Nothing but the lines from the top of the data to the line holding "import plotly.graph_objects as go" should be printed, word for word and both ends included; leave the pictures out.

### Data section
□ □ □ □

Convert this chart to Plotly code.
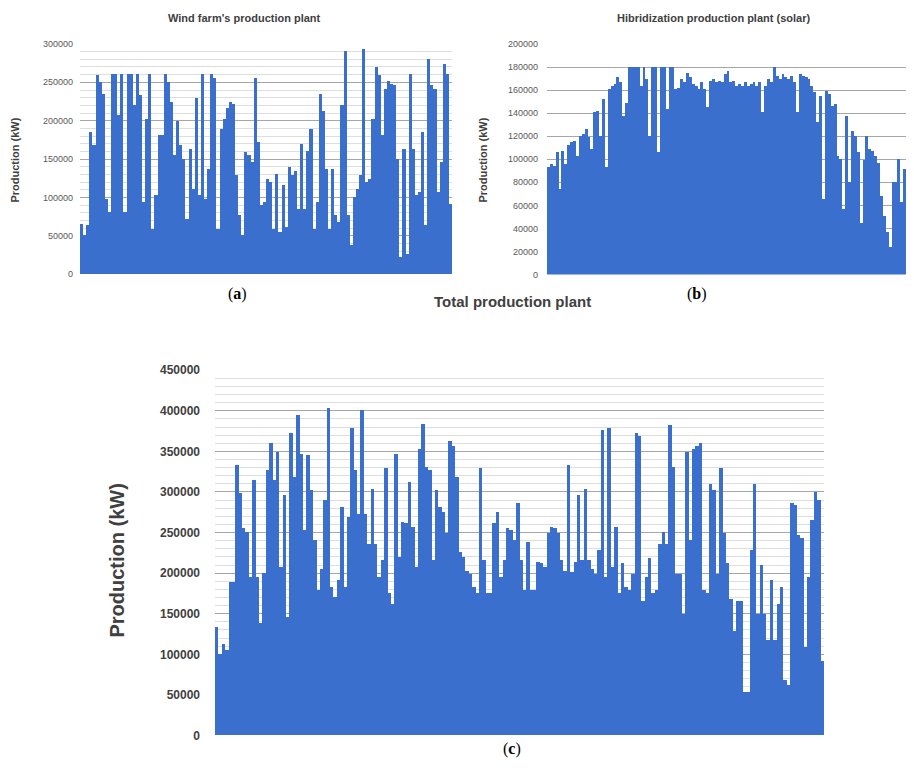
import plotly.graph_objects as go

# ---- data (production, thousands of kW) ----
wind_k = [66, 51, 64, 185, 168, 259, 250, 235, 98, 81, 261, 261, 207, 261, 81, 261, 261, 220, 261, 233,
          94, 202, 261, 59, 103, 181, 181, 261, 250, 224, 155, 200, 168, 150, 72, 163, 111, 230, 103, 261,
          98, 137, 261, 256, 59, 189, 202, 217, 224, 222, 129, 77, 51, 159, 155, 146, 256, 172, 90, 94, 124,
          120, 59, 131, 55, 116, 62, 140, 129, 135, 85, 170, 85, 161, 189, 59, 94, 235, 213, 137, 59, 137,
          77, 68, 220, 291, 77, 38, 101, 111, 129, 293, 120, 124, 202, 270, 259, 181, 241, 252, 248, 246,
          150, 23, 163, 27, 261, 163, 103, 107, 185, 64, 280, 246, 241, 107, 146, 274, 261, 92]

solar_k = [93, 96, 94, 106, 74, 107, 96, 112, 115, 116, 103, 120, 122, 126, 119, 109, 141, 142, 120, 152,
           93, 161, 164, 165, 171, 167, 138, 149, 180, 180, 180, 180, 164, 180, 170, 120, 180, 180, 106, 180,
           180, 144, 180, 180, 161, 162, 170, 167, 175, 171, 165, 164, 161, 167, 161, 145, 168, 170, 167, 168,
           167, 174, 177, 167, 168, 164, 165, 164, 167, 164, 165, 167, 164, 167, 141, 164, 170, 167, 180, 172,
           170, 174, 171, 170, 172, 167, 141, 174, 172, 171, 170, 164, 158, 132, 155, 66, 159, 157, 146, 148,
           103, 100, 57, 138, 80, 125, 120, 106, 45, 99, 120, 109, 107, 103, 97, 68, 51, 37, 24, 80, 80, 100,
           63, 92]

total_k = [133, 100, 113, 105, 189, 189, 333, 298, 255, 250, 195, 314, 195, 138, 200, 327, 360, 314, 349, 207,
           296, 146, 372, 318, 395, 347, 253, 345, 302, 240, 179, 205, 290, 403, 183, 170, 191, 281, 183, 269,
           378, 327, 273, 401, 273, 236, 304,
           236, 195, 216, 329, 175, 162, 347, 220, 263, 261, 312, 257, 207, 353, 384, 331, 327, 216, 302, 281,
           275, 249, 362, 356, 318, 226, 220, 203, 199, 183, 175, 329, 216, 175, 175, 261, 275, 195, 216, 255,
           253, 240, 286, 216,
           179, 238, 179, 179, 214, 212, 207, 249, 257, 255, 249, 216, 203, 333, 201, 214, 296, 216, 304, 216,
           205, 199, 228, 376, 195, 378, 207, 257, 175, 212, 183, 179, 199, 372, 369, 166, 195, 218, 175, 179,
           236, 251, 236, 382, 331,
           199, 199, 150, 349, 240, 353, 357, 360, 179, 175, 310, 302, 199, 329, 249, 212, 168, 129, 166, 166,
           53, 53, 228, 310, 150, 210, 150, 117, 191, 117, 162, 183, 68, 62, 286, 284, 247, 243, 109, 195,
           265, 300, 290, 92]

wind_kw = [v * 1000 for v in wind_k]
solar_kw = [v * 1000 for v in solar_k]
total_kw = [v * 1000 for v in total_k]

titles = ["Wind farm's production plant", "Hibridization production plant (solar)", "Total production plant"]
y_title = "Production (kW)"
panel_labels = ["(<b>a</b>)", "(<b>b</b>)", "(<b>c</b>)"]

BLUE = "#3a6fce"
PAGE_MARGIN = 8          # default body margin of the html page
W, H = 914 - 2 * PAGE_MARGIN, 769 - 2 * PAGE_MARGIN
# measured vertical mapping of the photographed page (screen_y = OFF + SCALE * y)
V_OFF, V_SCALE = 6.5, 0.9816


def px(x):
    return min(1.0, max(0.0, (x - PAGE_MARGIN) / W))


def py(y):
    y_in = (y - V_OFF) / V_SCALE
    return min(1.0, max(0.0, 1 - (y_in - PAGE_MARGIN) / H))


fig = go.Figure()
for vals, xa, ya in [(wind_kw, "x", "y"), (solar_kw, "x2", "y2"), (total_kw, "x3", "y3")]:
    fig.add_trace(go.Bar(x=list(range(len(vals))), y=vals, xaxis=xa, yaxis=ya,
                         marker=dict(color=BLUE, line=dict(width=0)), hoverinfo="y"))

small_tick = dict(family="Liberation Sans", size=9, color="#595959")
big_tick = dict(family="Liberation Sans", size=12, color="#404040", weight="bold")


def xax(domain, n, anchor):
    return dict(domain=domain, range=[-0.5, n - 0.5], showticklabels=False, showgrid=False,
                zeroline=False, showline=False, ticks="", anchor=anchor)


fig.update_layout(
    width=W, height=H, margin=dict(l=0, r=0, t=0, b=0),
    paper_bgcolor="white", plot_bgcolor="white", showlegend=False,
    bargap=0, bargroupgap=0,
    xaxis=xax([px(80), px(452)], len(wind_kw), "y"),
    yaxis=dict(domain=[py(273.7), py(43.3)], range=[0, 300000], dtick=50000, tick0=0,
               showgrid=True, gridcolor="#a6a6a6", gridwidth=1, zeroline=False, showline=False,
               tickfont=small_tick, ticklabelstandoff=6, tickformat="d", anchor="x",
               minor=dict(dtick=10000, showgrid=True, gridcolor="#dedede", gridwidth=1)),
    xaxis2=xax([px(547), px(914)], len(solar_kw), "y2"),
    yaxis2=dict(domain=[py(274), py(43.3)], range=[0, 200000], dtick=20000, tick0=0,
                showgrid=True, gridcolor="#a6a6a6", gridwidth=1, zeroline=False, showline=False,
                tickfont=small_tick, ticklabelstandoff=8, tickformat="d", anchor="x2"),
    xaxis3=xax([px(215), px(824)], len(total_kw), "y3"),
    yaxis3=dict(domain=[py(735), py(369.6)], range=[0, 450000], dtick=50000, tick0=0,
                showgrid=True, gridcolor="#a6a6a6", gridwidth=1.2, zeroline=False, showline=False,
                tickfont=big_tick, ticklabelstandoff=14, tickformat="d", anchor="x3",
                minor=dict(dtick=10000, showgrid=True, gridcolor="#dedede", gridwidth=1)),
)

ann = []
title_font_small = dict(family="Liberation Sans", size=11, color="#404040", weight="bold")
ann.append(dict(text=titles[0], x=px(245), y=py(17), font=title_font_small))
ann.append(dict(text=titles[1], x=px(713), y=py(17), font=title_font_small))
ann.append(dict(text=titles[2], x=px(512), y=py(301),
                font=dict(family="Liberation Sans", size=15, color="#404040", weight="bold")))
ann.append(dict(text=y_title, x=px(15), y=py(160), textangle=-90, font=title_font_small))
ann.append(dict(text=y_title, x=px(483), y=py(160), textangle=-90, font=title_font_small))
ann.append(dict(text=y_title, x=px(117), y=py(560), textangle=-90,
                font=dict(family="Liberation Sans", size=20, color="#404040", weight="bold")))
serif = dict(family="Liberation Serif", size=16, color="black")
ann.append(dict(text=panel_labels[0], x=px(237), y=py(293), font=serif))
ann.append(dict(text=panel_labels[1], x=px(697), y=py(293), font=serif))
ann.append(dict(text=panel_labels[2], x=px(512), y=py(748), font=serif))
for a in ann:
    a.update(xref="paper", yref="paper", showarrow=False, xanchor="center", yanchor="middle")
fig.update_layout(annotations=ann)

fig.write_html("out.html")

□ □ □ □

### Solved exercise
Convert this chart to Plotly code.
import plotly.graph_objects as go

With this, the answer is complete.